Save the following content into tutorial-files/data/pipelines/pipeline.yaml.

seeders:
  - generator:
      path: seeders/things
      configuration:
        count: "{{thingsCount}}"
  - generator:
      path: seeders/people
      configuration:
        count: "{{peopleCount}}"
generators:
  color-things:
    generator:
      path: mappers/things/color
  name-men:
    generator:
      path: mappers/people/names/male
    dependsOn: [assign-gender]
  assign-gender:
    generator:
      path: mappers/people/gender
  name-women:
    generator:
      path: mappers/people/names/female
    dependsOn: [assign-gender]
  pairing-people:
    generator:
      path: reducers/people/pairer
      configuration:
        sameValueMatchChance: "{{sameGenderMatchChance}}"
    dependsOn: [assign-gender]
path: things-n-people

We set up our seeders and generators to create the data that we want. The platform will run all of the seeders in parallel. The generators may depend on each other, so we indicate how the generators depend on each other. This lets the platform order the generators and run as many as possible at the same time.

We overrode the configuration for the things seeder so that it creates twenty things. You can modify this count (as well as the count for people) to anything you like, though there is a limit of 10,000 for each seeder right now.

Uploading to the Platform

We want to upload the transforms and generators first because the platform will check that the they exist when we upload the pipeline. The sync function is smart enough to manage this for us. It will sync transforms before generators, and generators before pipelines.

ursactl sync --dir tutorial-files

If you get errors during the sync process, rerun the command with the --dry-run option to see what would be uploaded. If there are missing resources, check the files defining those resources for any errors.

Running the Pipeline

Now that our generators and pipeline are uploaded to the platform, we can run the pipeline and see what we get. In this case, we’re creating twenty things and ten people.

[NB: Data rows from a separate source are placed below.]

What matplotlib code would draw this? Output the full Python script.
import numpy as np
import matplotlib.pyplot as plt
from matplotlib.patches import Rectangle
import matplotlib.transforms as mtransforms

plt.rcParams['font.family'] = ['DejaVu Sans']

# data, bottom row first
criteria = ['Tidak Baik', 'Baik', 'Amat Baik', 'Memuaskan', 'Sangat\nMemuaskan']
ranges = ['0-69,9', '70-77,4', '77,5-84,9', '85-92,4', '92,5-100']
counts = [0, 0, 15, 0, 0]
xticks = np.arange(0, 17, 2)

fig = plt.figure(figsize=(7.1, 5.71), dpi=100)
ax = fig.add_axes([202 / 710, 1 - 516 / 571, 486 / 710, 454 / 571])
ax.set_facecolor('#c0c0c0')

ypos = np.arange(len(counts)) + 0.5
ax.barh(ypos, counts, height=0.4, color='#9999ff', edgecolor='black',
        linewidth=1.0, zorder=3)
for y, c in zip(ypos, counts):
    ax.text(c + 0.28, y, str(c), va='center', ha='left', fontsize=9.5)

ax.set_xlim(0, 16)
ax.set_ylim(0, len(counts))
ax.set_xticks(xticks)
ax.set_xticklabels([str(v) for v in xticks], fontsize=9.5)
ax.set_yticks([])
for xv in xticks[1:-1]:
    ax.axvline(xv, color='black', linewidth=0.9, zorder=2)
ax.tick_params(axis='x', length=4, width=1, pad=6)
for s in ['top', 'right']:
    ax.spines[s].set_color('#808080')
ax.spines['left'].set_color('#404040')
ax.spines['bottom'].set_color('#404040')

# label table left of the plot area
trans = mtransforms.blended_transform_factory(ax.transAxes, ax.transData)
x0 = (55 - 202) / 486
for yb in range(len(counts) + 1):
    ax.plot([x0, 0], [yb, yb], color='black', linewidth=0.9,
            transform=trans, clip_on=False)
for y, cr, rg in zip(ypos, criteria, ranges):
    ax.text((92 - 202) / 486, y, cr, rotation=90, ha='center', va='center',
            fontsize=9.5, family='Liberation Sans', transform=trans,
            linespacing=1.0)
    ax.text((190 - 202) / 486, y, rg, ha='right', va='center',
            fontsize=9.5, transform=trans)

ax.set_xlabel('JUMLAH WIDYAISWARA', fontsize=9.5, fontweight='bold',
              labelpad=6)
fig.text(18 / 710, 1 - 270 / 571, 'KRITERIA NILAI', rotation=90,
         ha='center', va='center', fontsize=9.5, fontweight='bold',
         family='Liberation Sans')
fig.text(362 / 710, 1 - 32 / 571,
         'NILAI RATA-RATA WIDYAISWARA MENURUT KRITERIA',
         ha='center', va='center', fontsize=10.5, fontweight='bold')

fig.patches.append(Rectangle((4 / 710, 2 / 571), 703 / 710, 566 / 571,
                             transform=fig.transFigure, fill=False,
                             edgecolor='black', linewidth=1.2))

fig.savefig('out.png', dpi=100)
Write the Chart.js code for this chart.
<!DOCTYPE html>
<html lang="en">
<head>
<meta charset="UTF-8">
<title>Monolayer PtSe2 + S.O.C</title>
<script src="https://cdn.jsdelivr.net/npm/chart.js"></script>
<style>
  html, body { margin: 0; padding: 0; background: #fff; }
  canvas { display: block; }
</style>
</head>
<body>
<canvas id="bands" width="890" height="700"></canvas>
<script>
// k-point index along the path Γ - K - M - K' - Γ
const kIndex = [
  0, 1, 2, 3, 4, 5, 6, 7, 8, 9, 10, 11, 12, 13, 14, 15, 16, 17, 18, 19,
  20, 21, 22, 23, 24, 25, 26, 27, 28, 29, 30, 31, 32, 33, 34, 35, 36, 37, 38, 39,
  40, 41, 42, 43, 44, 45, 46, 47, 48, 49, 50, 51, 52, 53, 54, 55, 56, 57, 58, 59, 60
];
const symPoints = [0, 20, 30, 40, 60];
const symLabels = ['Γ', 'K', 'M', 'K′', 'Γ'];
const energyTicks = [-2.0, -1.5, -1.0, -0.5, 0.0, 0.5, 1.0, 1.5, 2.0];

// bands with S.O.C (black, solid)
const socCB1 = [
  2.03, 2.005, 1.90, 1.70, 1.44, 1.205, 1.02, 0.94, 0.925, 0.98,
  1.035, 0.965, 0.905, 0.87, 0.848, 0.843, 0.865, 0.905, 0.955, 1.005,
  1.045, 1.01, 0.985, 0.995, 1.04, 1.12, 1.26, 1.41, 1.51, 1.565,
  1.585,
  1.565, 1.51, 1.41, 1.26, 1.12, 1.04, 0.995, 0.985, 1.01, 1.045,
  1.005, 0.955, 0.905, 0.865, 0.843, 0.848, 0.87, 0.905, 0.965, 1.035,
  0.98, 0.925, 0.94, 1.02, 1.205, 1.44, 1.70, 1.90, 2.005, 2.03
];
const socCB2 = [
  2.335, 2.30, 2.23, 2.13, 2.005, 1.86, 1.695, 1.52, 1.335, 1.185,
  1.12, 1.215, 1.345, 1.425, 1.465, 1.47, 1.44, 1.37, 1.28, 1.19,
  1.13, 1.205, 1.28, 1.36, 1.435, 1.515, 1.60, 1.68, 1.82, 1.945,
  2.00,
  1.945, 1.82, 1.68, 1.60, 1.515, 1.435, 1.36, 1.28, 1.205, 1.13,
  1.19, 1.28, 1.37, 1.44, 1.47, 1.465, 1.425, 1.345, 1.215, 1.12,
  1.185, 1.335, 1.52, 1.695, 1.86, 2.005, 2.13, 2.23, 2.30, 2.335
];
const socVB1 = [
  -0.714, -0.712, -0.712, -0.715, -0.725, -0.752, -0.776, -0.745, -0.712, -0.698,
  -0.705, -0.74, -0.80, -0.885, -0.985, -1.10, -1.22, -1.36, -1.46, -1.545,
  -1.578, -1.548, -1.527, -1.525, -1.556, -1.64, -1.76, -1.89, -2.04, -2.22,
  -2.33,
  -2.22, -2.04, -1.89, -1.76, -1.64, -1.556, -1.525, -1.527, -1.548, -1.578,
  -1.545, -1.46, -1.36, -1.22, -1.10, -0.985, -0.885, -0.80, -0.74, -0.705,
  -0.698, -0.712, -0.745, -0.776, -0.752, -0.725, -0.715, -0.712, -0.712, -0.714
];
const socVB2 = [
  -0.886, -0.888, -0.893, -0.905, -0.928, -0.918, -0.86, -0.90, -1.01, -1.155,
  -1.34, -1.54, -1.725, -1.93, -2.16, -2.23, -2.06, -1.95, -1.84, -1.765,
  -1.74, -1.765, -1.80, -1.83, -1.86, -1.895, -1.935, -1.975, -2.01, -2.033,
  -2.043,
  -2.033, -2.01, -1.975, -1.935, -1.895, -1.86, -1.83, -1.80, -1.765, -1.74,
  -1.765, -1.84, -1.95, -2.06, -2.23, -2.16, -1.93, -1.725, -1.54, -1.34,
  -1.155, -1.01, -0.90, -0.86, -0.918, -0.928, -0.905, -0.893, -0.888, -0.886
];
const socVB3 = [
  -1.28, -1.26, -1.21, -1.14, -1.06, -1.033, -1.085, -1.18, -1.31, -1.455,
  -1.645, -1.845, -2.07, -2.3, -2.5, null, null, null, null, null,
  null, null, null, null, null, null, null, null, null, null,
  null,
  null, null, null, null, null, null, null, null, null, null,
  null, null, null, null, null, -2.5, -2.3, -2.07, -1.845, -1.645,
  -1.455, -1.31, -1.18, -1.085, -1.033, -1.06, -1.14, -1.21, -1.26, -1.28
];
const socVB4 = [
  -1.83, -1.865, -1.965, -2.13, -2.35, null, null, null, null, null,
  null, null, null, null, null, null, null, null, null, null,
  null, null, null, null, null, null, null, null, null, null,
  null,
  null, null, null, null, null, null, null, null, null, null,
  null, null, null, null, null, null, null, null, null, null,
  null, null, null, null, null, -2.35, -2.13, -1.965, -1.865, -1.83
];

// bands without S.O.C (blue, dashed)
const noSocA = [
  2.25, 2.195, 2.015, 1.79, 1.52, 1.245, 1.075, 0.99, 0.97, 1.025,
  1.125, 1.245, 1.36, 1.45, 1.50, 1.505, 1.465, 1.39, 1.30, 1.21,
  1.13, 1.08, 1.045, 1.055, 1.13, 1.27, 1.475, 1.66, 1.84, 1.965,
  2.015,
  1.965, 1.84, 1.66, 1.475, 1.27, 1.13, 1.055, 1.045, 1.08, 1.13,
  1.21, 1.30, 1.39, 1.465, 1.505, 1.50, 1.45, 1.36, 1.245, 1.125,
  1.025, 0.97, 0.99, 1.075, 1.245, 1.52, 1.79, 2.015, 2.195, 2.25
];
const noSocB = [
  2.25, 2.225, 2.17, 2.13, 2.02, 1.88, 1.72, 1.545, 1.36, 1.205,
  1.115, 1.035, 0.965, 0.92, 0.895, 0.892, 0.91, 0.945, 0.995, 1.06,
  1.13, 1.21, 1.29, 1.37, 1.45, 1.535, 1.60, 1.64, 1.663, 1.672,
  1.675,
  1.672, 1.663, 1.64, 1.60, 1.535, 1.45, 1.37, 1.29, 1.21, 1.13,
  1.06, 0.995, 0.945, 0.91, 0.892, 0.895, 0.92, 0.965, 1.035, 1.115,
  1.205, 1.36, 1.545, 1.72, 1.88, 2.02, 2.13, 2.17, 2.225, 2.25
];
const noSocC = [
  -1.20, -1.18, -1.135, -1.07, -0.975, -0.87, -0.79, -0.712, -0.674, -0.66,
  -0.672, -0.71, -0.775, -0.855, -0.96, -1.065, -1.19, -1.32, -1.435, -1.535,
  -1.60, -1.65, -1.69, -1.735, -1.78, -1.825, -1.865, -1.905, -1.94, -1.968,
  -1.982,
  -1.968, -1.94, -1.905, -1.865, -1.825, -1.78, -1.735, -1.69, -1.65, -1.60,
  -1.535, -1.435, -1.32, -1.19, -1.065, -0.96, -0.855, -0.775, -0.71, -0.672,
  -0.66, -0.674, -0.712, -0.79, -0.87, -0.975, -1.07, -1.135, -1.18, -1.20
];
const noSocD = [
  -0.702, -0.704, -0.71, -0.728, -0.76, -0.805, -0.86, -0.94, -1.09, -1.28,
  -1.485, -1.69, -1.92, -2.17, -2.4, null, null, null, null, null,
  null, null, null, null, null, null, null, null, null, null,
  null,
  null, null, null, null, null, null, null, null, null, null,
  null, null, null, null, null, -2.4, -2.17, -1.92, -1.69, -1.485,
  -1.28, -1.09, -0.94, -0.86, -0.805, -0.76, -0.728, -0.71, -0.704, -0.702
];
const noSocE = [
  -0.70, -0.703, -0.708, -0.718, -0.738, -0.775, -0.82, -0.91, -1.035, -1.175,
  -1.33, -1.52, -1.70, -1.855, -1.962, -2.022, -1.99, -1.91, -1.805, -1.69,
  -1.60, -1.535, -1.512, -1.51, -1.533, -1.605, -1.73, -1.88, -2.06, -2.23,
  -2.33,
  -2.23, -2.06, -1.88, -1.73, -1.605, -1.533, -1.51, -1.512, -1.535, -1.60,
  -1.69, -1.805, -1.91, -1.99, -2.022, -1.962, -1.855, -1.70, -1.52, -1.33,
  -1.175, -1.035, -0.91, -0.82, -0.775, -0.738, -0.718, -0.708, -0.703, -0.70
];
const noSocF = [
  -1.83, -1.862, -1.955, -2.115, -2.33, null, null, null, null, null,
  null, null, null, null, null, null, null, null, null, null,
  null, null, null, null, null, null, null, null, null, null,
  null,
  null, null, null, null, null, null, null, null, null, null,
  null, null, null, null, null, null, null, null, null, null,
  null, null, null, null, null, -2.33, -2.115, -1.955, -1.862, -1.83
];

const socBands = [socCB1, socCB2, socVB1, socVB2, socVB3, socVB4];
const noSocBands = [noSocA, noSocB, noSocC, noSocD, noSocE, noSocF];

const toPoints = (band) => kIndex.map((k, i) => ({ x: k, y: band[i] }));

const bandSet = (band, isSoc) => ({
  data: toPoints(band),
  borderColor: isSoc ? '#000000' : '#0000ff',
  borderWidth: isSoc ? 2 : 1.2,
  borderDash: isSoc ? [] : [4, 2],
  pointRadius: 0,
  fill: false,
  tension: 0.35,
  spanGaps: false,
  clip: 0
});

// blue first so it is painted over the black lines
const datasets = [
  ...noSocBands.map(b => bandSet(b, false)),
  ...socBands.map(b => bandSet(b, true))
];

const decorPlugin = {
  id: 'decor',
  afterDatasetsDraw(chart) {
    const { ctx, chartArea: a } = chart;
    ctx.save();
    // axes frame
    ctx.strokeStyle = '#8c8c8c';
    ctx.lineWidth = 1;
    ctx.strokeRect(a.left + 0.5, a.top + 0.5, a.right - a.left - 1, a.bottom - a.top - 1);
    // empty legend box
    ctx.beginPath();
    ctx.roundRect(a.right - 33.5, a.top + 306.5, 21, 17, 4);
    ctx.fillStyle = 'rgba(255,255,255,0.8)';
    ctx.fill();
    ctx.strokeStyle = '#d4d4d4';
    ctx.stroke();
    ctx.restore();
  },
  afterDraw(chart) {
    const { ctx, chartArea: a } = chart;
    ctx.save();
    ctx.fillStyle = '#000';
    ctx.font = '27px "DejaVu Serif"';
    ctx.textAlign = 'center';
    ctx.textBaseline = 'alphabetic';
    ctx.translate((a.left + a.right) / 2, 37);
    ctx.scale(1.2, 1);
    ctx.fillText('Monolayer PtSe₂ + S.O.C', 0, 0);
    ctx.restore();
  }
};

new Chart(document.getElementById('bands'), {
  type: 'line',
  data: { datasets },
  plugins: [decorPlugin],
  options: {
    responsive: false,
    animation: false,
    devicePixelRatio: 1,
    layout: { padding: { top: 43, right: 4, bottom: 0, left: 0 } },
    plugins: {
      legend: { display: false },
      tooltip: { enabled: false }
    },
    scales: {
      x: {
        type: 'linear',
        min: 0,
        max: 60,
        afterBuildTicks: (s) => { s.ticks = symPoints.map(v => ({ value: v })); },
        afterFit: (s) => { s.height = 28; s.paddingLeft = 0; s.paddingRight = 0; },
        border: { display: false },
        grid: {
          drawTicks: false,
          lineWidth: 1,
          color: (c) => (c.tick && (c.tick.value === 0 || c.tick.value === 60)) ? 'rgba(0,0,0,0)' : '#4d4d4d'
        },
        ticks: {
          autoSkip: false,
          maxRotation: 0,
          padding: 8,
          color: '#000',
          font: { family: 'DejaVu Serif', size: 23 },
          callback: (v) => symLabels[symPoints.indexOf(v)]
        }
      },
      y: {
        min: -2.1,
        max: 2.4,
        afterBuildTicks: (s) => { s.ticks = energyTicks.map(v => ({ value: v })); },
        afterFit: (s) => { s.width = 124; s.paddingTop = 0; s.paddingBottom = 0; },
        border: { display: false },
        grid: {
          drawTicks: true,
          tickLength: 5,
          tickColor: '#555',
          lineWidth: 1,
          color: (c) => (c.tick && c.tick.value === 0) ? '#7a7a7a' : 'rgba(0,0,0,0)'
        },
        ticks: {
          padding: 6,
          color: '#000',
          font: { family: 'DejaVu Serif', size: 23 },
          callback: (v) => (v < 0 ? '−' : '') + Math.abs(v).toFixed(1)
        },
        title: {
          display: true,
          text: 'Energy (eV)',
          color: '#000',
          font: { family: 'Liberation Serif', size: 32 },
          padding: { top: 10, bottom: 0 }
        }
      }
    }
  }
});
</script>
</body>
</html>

ursactl run pipeline things-n-people --param "thingsCount=20" --param "peopleCount=10" --param "sameGenderMatchChance=0.05"

This will print out some information showing a run id and a job status of queued.

Once the pipeline run is completed, we’ll be able to see it in the list of datasets (ursactl list datasets). Pipeline runs store datasets with a path that is the same as the pipeline path extended with the date and time that the run ended.

Assuming that the date and time is in TIMESTAMP, then we can download the generated data.

ursactl get dataset things-n-people/$TIMESTAMP things-and-people.ttl

This will download the contents into the local file things-and-people.ttl.

It should look something like the following.

@prefix rdf: <http://www.w3.org/1999/02/22-rdf-syntax-ns#> .
@prefix rdfs: <http://www.w3.org/2000/01/rdf-schema#> .
@prefix xsd: <http://www.w3.org/2001/XMLSchema#> .

<entity:1>
    a <https://schema.org/Thing> ;
    <https://example.org/color> "indigo" .

<entity:10>
    a <https://schema.org/Thing> ;
    <https://example.org/color> "violet" .

<entity:21>
    a <https://schema.org/Person> ;
    <https://schema.org/gender> "male" ;
    <https://schema.org/givenName> "Brian" .

<entity:22>
    a <https://schema.org/Person> ;
    <https://schema.org/gender> "female" ;
    <https://schema.org/givenName> "Lisa" .

Sweeping the Pipeline

If you want to see how changing the sameGenderMatchChance configuration value changes the dataset, you can sweep the value through a list:

ursactl run pipeline things-n-people \
  --param "thingsCount=10" \
  --param "peopleCount=500" \
  --sweep-param "sameGenderMatchChance=[0.0, 0.05, 0.10, 0.20, 0.40, 0.60, 0.80, 0.90, 0.95, 1.0]"

This will run the pipeline ten times, once for each value of sameGenderMatchChance.